If you are Malaysian or Singaporean, then you will definitely know the pleasure of having a banana leaf dinner. For others, it is just known as a South Indian meal or Chettinad food.
Whatever you may want to call it, bottom line is that I was craving for the spicy, flavour filled meal and there is no way we could go out and indulge during the lockdown, so the only alternative was to make it at home.
I decided to put together a meal of rice, vegetable sambar, masala chicken, cucumber salad with a yoghurt dressing and papadums.
Something else I would love to add to my meal is the much needed fried bitter gourd but alas, I had none of that at home BUT I will leave you the recipe all the same – I mean, why deprive you of something so essential to south Indian food just because I could not have it?
If you are making a proper South Indian meal, then at least to us, sambar or the lentil curry is one of the most important dishes. It has an assortment of vegetables which are cooked in the lentil gravy, making this dish the base of a super delicious meal.

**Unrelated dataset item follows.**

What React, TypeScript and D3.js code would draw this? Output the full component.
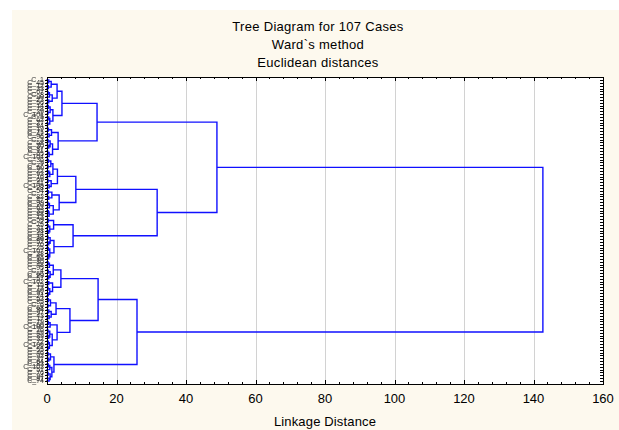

1/2 cup Bombay lentils (toor dhall)
Spices for sambar
1 Tbsp coriander powder
1 tsp cumin powder
1 tsp turmeric
1 Tbsp chilli powder (or less)
2 pinches of asafoetida (hing)
Spices for tempering
5 dried chillies
1 tsp cumin seeds
1 pinch fenugreek seeds
6 curry leaves
3 cloves chopped garlic
5 ladies fingers
3 Indian drumsticks
6 long beans
1 tomato (or you can use tamarind water)
1 large onion
Wash the dhall a few times and add in 2 cups of water. Pressure cook for 15 – 20 minutes or until smooth.
Cut vegetable into sticks and the onions and tomatoes into chucks for consistency
In a separate pot, sauté the garlic and add in the vegetables in the length of time taken to cook, starting with the potatoes and carrots and gradually all the vegetables and ending with the eggplant.
Once all the vegetables are added, add in the dhall gravy and allow to simmer until cooked. Dry until desired consistency is achieved.
In a pan, add some ghee or oil, add in the asafoetida, red chillies, curry leaves, fenugreek seeds and cumin seeds. Allow to cook until fragrant. Pour into the dhall and mix well giving it another boil.
3 cups rice cooked as usual but with a pinch of salt
This is something you want to fry more of than you think you will need because these are so addictive!!
Fry papadums in a little oil, just enough to cover the papadum as this oil will need to be thrown away after use. You will see why!
FRIED BITTER GOURD
Again fry more than you think you will need as they are going to be devoured. The crispiness it will add to each bite is like nothing other.
2 large bitter gourd cut into rounds (approximately 4 cups)
2 Tbsp salt
1 tsp turmeric powder
1 tsp turmeric powder
1 Tbsp chilli powder
1 Tbsp garam masala
1/2 cup besan
1/2 cup rice flour
- Mix the sliced bitter gourd with the first two ingredients and allow to sit for 30 minutes.
- After 30 minutes, wash thoroughly and then squeeze gently until all excess water is removed.
- Place in a bowl, and add in all the spices mentioned. Add salt ONLY if required
- Deep fry in a pan on a medium flame (in hot oil) until crispy.
- Drain and keep in airtight container until used.
This salad is what is going to help cut down the spiciness of the other dishes. The dressing is made from yoghurt which cools the palate. So do not omit this dish in your South Indian meal.
1 cucumber – cut into squares / cubes (do not use the seedy parts)
1 carrot – either cut into cubes or grated
1 onion – chopped
1 green chilli – chopped
1 sprig coriander – finely chopped
1 slice of pineapple – cubed
Put together all the salad ingredients
1/4 cup yoghurt
a few Tbsp cold water
1 lemon – juiced
Salt and pepper to taste
Mix all the ingredients
Just mix everything and keep chilled until ready to be used.
So between this spicy, warm dishes and the crispy dishes and the chilled cooling dish, prepare for a feast. Prepare to overeat and do not feel guilty because this is not an everyday meal for most of us!!